These adventures are, essentially, weird exercises in problem-solving. The JLA is forced into arbitrary situations that test their lateral thinking skills, producing solutions that no one could have predicted. It’s like playing those early Sierra adventure games, where the answer is to combine three objects in completely non-intuitive ways. These stories lack any kind of dramatic tension or personality… except, of course, for Snapper Carr, whose personality makes me want to imprison him in an echo chamber that magnifies the sound of his incessant finger snapping to the point where it kills him, “A Quiet Place” style.
His rivals are Angelina Jolie, an affectless metal Ray Walston and a Gorn. I cannot think of three more DANGEROUS opponents.
Ssssoooo… we’re meant to believe that somehow these missiles are going faster and faster in an attempt to catch up with J’onn? That they don’t just have a top speed like all missiles? That they’re not able to withstand the speeds which they were BUILT TO ACHIEVE?
Okay, see? THIS is what I’m talking about. WHAT? Somehow J’onn is a super scientist too? Oh, and let’s not dismiss the casual dropping of “… my Martian knowledge of transmutation”. Which is magic, basically.
This is a little like saying “I’ll rig up a nuclear missile with my ability to move atoms together, so I can kill this fly.”

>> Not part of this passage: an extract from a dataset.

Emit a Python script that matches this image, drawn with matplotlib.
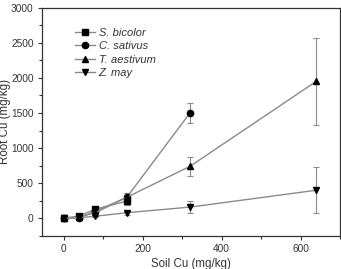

I’m a little off-put by the way Aquaman’s “struggling” here. It’s probably a good thing we can’t see the front of his briefs.
From the letters section. It’s pretty clear this is not a real person, because no one could love Snapper Carr.
At least until your power ring runs out of energy again, GL, or the second you get distracted and forget to maintain the force-field.
“Someday”, Supes? With no way to monitor this planet, you’re just going to make this promise? Actually, this would be the least ludicrous thing to happen in this story, so, sure.
And what would these Comics Breakdowns be without the ads?
Oh, women ALWAYS say this. If you’re a woman reading this post, you’re probably saying it right now. I explicitly believe everything comic book ads tell me. I am a lonely man.
Why is rolling off a log the exemplar of ease? Surely there are even easier things? I mean, I couldn’t roll off a log right now if I wanted to. I’d have to FIND a log to begin with, then commit the onerous task of getting ON the log, the work out the logistics of which way to roll OFF it… cripes, I’m tired already. Guess there’s no photo ring for me. Which bums me out, ’cause I have this inspiring photo of Rasputin, Patron Saint of Survival.